* Raw data
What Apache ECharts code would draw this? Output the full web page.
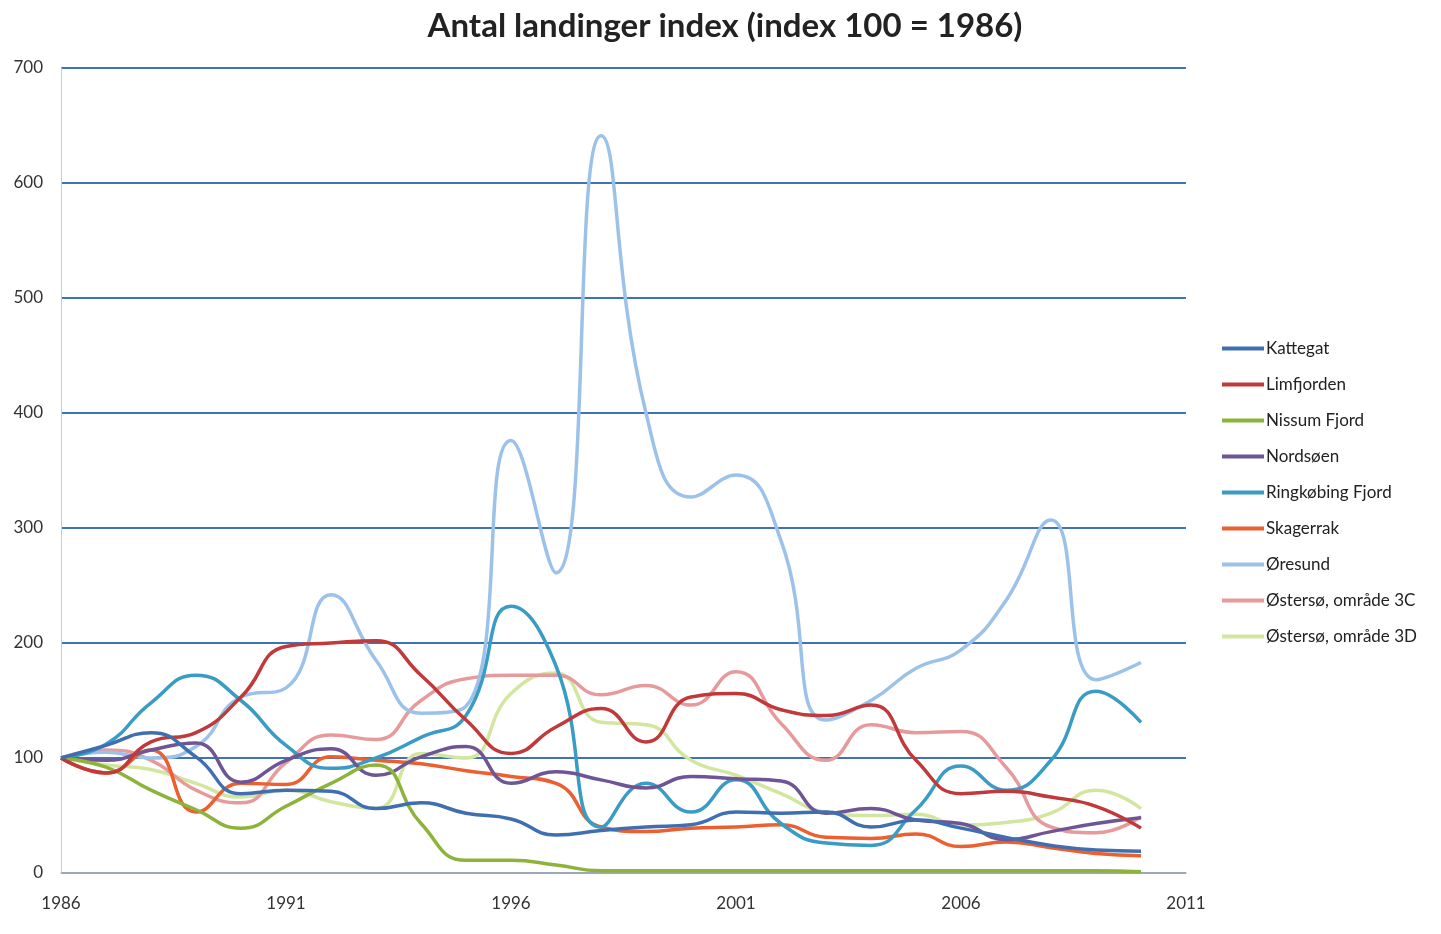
<!DOCTYPE html>
<html>
<head>
<meta charset="utf-8">
<title>Antal landinger index</title>
<script src="https://cdn.jsdelivr.net/npm/echarts@6/dist/echarts.min.js"></script>
<style>
  html, body { margin: 0; padding: 0; background: #fff; }
  #chart { width: 1441px; height: 934px; }
</style>
</head>
<body>
<div id="chart"></div>
<script>
// years 1986 - 2010
const years = [1986, 1987, 1988, 1989, 1990, 1991, 1992, 1993, 1994, 1995, 1996, 1997, 1998,
  1999, 2000, 2001, 2002, 2003, 2004, 2005, 2006, 2007, 2008, 2009, 2010]

const seriesNames = ['Kattegat', 'Limfjorden', 'Nissum Fjord', 'Nordsøen', 'Ringkøbing Fjord',
  'Skagerrak', 'Øresund', 'Østersø, område 3C', 'Østersø, område 3D']

const kattegat = [100, 111, 122, 101, 69, 72, 71, 56, 61, 52, 47, 33, 37, 40, 42, 53, 52, 53, 40, 46, 39, 31, 24, 20, 19]
const limfjorden = [100, 87, 114, 122, 153, 197, 200, 202, 172, 133, 104, 127, 143, 114, 153, 156, 142, 137, 146, 98, 69, 71, 66, 58, 39]
const nissumFjord = [100, 92, 72, 55, 39, 58, 78, 94, 43, 11, 11, 7, 2, 2, 2, 2, 2, 2, 2, 2, 2, 2, 2, 2, 1]
const nordsoen = [100, 98, 107, 113, 79, 98, 108, 85, 101, 110, 78, 88, 81, 74, 84, 82, 80, 52, 56, 46, 43, 29, 36, 43, 48]
const ringkobingFjord = [100, 112, 148, 172, 150, 111, 91, 100, 118, 137, 232, 180, 40, 78, 53, 81, 43, 26, 24, 55, 93, 72, 98, 158, 131]
const skagerrak = [100, 87, 107, 53, 78, 77, 101, 98, 95, 89, 84, 78, 40, 36, 39, 40, 42, 31, 30, 34, 23, 27, 22, 17, 15]
const oresund = [100, 105, 100, 110, 153, 161, 242, 185, 139, 145, 376, 261, 641, 400, 327, 346, 289, 133, 150, 178, 194, 237, 307, 168, 183]
const ostersoe3C = [100, 107, 98, 72, 61, 96, 120, 116, 150, 169, 172, 172, 155, 163, 146, 175, 130, 98, 129, 122, 123, 92, 40, 35, 49]
const ostersoe3D = [100, 94, 90, 78, 66, 72, 62, 56, 104, 100, 156, 174, 131, 129, 98, 85, 69, 53, 50, 51, 42, 44, 52, 72, 56]

const yTicks = [0, 100, 200, 300, 400, 500, 600, 700]
const xTicks = [1986, 1991, 1996, 2001, 2006, 2011]

const allData = [kattegat, limfjorden, nissumFjord, nordsoen, ringkobingFjord, skagerrak, oresund, ostersoe3C, ostersoe3D]
const colors = ['#3F6FB0', '#C0393B', '#8DB33A', '#6E5696', '#3A9CC4', '#EC5F2E', '#9CC2EA', '#E69A9C', '#D3E6A0']

const chart = echarts.init(document.getElementById('chart'))

chart.setOption({
  color: colors,
  animation: false,
  textStyle: { fontFamily: 'Lato, "Open Sans", sans-serif' },
  title: {
    text: 'Antal landinger index (index 100 = 1986)',
    left: 720,
    top: 5,
    textAlign: 'center',
    textStyle: { fontSize: 33, fontWeight: 'bold', color: '#222' }
  },
  legend: {
    orient: 'vertical',
    left: 1222,
    top: 340,
    padding: 0,
    icon: 'rect',
    itemWidth: 42,
    itemHeight: 4,
    itemGap: 19,
    data: seriesNames,
    textStyle: { fontSize: 17, color: '#222', padding: [0, 0, 0, -3] }
  },
  grid: {
    left: 61,
    right: 255,
    top: 68,
    bottom: 61
  },
  xAxis: {
    type: 'value',
    min: xTicks[0],
    max: xTicks[xTicks.length - 1],
    interval: 5,
    axisLine: { show: true, lineStyle: { color: '#bbb', width: 1.5 } },
    axisTick: { show: false },
    splitLine: { show: false },
    axisLabel: { fontSize: 17, color: '#333', margin: 22, formatter: v => String(v) }
  },
  yAxis: {
    type: 'value',
    min: yTicks[0],
    max: yTicks[yTicks.length - 1],
    interval: 100,
    axisLine: { show: true, lineStyle: { color: '#ccc', width: 1 } },
    axisTick: { show: false },
    splitLine: { show: true, lineStyle: { color: '#3E73B8', width: 2 } },
    axisLabel: { fontSize: 17, color: '#333', margin: 18 }
  },
  series: seriesNames.map((name, i) => ({
    name: name,
    type: 'line',
    smooth: 0.5,
    showSymbol: false,
    lineStyle: { width: 3.5 },
    z: 10 - i,
    data: years.map((y, j) => [y, allData[i][j]])
  }))
})
</script>
</body>
</html>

* Task statement
Reproduce the material word for word. Any pictures should be left out of the copy.

* Solution for this task
What Apache ECharts code would draw this? Output the full web page.
<!DOCTYPE html>
<html>
<head>
<meta charset="utf-8">
<title>Antal landinger index</title>
<script src="https://cdn.jsdelivr.net/npm/echarts@6/dist/echarts.min.js"></script>
<style>
  html, body { margin: 0; padding: 0; background: #fff; }
  #chart { width: 1441px; height: 934px; }
</style>
</head>
<body>
<div id="chart"></div>
<script>
// years 1986 - 2010
const years = [1986, 1987, 1988, 1989, 1990, 1991, 1992, 1993, 1994, 1995, 1996, 1997, 1998,
  1999, 2000, 2001, 2002, 2003, 2004, 2005, 2006, 2007, 2008, 2009, 2010]

const seriesNames = ['Kattegat', 'Limfjorden', 'Nissum Fjord', 'Nordsøen', 'Ringkøbing Fjord',
  'Skagerrak', 'Øresund', 'Østersø, område 3C', 'Østersø, område 3D']

const kattegat = [100, 111, 122, 101, 69, 72, 71, 56, 61, 52, 47, 33, 37, 40, 42, 53, 52, 53, 40, 46, 39, 31, 24, 20, 19]
const limfjorden = [100, 87, 114, 122, 153, 197, 200, 202, 172, 133, 104, 127, 143, 114, 153, 156, 142, 137, 146, 98, 69, 71, 66, 58, 39]
const nissumFjord = [100, 92, 72, 55, 39, 58, 78, 94, 43, 11, 11, 7, 2, 2, 2, 2, 2, 2, 2, 2, 2, 2, 2, 2, 1]
const nordsoen = [100, 98, 107, 113, 79, 98, 108, 85, 101, 110, 78, 88, 81, 74, 84, 82, 80, 52, 56, 46, 43, 29, 36, 43, 48]
const ringkobingFjord = [100, 112, 148, 172, 150, 111, 91, 100, 118, 137, 232, 180, 40, 78, 53, 81, 43, 26, 24, 55, 93, 72, 98, 158, 131]
const skagerrak = [100, 87, 107, 53, 78, 77, 101, 98, 95, 89, 84, 78, 40, 36, 39, 40, 42, 31, 30, 34, 23, 27, 22, 17, 15]
const oresund = [100, 105, 100, 110, 153, 161, 242, 185, 139, 145, 376, 261, 641, 400, 327, 346, 289, 133, 150, 178, 194, 237, 307, 168, 183]
const ostersoe3C = [100, 107, 98, 72, 61, 96, 120, 116, 150, 169, 172, 172, 155, 163, 146, 175, 130, 98, 129, 122, 123, 92, 40, 35, 49]
const ostersoe3D = [100, 94, 90, 78, 66, 72, 62, 56, 104, 100, 156, 174, 131, 129, 98, 85, 69, 53, 50, 51, 42, 44, 52, 72, 56]

const yTicks = [0, 100, 200, 300, 400, 500, 600, 700]
const xTicks = [1986, 1991, 1996, 2001, 2006, 2011]

const allData = [kattegat, limfjorden, nissumFjord, nordsoen, ringkobingFjord, skagerrak, oresund, ostersoe3C, ostersoe3D]
const colors = ['#3F6FB0', '#C0393B', '#8DB33A', '#6E5696', '#3A9CC4', '#EC5F2E', '#9CC2EA', '#E69A9C', '#D3E6A0']

const chart = echarts.init(document.getElementById('chart'))

chart.setOption({
  color: colors,
  animation: false,
  textStyle: { fontFamily: 'Lato, "Open Sans", sans-serif' },
  title: {
    text: 'Antal landinger index (index 100 = 1986)',
    left: 720,
    top: 5,
    textAlign: 'center',
    textStyle: { fontSize: 33, fontWeight: 'bold', color: '#222' }
  },
  legend: {
    orient: 'vertical',
    left: 1222,
    top: 340,
    padding: 0,
    icon: 'rect',
    itemWidth: 42,
    itemHeight: 4,
    itemGap: 19,
    data: seriesNames,
    textStyle: { fontSize: 17, color: '#222', padding: [0, 0, 0, -3] }
  },
  grid: {
    left: 61,
    right: 255,
    top: 68,
    bottom: 61
  },
  xAxis: {
    type: 'value',
    min: xTicks[0],
    max: xTicks[xTicks.length - 1],
    interval: 5,
    axisLine: { show: true, lineStyle: { color: '#bbb', width: 1.5 } },
    axisTick: { show: false },
    splitLine: { show: false },
    axisLabel: { fontSize: 17, color: '#333', margin: 22, formatter: v => String(v) }
  },
  yAxis: {
    type: 'value',
    min: yTicks[0],
    max: yTicks[yTicks.length - 1],
    interval: 100,
    axisLine: { show: true, lineStyle: { color: '#ccc', width: 1 } },
    axisTick: { show: false },
    splitLine: { show: true, lineStyle: { color: '#3E73B8', width: 2 } },
    axisLabel: { fontSize: 17, color: '#333', margin: 18 }
  },
  series: seriesNames.map((name, i) => ({
    name: name,
    type: 'line',
    smooth: 0.5,
    showSymbol: false,
    lineStyle: { width: 3.5 },
    z: 10 - i,
    data: years.map((y, j) => [y, allData[i][j]])
  }))
})
</script>
</body>
</html>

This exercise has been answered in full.